A GREAT BOOK IF NOT TAKEN 100% LITERALLY
1 of 1 people found this review helpful.
This was written in the late 1930s yet it continues to be one of the best-selling books of all time. Unfortunately most copies are never read, but put on a shelf somewhere to gather dust. It chronicles what happened in the early years of Alcoholics Anonymous which were later referred to by the co-founders of AA as "our flying blind years". The principles it sets down which are summarized in AA's 12 Steps are flexible and timeless and can be applied cross-culturally and by anyone whether they be Catholic, Protestant, Jew, Buddhist, Hindu, atheist or agnostic.
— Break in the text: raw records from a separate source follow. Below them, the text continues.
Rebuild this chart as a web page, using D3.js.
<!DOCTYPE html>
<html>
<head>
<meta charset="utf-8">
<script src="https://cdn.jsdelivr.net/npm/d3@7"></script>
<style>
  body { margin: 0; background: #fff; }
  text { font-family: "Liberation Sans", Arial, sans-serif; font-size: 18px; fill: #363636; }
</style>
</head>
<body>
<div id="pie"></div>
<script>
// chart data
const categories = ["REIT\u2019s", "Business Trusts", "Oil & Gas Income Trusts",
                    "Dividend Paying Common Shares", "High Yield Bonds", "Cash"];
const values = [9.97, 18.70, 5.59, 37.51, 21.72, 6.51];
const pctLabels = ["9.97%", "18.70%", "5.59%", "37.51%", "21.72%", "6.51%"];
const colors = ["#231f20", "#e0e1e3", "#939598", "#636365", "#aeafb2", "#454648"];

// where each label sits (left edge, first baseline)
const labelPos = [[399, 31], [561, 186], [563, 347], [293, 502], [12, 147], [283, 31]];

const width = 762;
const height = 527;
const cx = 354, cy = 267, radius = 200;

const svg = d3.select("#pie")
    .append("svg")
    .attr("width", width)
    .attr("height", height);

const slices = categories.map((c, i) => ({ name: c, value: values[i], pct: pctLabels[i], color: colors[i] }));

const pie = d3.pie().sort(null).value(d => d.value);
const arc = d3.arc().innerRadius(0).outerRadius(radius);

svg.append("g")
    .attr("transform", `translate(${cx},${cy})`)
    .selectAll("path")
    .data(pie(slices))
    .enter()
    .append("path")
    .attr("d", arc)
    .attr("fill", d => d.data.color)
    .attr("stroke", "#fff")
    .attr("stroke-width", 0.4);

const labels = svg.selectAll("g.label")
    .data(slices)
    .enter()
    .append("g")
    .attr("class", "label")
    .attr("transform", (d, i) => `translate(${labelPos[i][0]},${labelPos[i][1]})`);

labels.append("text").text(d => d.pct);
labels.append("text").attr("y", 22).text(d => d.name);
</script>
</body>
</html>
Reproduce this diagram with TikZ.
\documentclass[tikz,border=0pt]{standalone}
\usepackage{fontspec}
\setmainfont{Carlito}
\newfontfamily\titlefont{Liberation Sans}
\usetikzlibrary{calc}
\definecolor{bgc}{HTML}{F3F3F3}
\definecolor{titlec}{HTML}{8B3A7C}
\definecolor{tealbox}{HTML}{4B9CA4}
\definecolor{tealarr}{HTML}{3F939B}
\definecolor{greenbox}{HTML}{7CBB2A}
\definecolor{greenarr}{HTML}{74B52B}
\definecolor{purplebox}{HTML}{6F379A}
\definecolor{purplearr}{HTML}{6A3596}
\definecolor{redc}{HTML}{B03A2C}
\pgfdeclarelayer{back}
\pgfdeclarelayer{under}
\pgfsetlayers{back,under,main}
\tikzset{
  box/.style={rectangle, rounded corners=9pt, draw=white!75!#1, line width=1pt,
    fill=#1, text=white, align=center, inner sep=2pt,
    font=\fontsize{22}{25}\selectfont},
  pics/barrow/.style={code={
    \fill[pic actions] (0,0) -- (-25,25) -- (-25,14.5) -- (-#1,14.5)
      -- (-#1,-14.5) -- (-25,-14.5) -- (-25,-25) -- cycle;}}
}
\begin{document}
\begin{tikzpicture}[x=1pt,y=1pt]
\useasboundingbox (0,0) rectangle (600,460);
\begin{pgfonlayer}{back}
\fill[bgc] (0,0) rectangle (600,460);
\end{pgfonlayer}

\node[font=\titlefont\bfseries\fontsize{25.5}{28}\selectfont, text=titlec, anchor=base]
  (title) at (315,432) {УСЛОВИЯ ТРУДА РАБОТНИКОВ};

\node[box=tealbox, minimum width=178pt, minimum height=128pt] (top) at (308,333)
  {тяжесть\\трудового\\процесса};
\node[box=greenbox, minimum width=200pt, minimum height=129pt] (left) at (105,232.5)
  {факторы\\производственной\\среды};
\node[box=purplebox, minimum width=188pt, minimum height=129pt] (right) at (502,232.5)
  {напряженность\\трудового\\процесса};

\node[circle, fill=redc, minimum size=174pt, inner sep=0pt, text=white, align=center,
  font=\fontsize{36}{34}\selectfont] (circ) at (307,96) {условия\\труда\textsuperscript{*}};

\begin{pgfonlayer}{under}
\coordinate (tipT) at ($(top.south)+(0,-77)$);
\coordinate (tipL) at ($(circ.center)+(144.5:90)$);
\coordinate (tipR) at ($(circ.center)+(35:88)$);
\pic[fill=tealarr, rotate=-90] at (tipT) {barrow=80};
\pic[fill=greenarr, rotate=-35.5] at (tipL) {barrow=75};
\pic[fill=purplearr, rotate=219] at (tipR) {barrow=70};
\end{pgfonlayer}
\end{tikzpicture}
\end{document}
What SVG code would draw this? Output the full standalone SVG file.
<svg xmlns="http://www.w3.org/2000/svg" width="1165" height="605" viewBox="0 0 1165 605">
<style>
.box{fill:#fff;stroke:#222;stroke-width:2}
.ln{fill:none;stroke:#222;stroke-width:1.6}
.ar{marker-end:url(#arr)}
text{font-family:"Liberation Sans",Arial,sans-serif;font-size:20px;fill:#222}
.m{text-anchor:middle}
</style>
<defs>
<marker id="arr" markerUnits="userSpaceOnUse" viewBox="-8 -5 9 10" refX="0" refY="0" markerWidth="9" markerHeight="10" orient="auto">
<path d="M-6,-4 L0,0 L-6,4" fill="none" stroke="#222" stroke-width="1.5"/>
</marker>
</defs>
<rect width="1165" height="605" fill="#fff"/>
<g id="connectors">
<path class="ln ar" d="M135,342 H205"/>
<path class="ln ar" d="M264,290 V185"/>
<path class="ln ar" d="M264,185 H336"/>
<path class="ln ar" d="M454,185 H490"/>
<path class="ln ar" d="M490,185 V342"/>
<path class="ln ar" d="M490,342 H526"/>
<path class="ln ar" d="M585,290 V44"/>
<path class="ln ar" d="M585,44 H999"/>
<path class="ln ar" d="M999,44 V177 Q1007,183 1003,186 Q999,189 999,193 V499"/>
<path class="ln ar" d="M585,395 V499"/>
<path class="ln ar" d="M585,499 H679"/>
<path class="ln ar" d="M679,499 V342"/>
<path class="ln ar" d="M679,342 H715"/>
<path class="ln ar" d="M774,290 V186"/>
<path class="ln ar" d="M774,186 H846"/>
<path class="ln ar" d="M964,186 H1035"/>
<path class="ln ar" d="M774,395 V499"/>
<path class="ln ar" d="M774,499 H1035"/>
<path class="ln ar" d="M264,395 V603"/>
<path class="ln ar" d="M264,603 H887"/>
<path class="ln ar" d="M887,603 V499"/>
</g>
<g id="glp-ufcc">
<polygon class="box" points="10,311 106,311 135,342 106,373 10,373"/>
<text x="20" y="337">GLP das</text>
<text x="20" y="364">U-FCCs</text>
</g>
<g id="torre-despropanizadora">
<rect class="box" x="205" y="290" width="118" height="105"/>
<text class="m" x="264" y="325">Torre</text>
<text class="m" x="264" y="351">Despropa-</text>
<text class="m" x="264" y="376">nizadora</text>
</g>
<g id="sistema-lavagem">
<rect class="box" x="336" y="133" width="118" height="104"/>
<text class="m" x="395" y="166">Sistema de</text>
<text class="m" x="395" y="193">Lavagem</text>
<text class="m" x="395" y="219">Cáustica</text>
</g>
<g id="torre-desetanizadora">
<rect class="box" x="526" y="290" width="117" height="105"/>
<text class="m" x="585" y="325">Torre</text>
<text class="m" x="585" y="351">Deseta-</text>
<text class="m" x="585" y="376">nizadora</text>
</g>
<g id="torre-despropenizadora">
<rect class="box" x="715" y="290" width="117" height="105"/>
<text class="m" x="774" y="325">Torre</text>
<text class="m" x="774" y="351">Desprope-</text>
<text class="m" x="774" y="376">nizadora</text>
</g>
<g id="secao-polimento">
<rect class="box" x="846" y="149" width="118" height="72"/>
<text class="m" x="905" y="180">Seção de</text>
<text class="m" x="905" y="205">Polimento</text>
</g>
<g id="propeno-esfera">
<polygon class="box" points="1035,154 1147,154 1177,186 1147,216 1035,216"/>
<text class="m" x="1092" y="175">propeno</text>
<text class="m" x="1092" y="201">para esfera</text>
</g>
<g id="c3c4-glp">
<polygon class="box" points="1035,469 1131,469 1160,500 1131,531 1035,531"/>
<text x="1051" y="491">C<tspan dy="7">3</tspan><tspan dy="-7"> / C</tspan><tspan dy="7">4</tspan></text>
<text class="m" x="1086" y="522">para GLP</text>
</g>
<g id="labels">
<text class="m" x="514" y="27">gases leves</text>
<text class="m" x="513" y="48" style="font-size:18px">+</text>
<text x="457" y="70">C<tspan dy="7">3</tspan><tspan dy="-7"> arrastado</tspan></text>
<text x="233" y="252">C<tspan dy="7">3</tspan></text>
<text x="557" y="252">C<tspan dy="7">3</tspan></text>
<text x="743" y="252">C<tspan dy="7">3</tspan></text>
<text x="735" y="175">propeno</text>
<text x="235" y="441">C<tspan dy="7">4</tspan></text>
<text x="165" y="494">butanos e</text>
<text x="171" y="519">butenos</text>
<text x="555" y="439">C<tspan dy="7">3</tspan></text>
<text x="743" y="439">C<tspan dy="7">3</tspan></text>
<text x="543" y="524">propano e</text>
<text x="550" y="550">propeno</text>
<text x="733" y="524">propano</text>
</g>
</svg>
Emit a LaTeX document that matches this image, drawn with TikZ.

To me it's more of an historical document than a book of directions. Bill Wilson wrote an article for the AA Grapevine in 1954 explaining how the 12 Steps came to be in the form they are today. For the four years before the book was written, the message of hope was carried from one person to another by word of mouth, in Bill's words "according to the whim or liking of each of us", and AA grew exponentially for some years. Since 1988 the total world membership of AA has remained static at roughly (an estimated) two million members. In 1988 I met a man named Ed Andy, who had gotten sober before AA was founded and at that time he had the longest continuous sobriety of any AA member in the world. He told me that he thought it worked a lot better when it was a fellowship than it has since it became a 'program'. It worked better for me once I stopped trying to see it as a "bible" and began applying the principles to my everyday life. My best suggestion would be to say that it's not a matter of WORKING the steps, it's about a design for living a contented joy-filled life.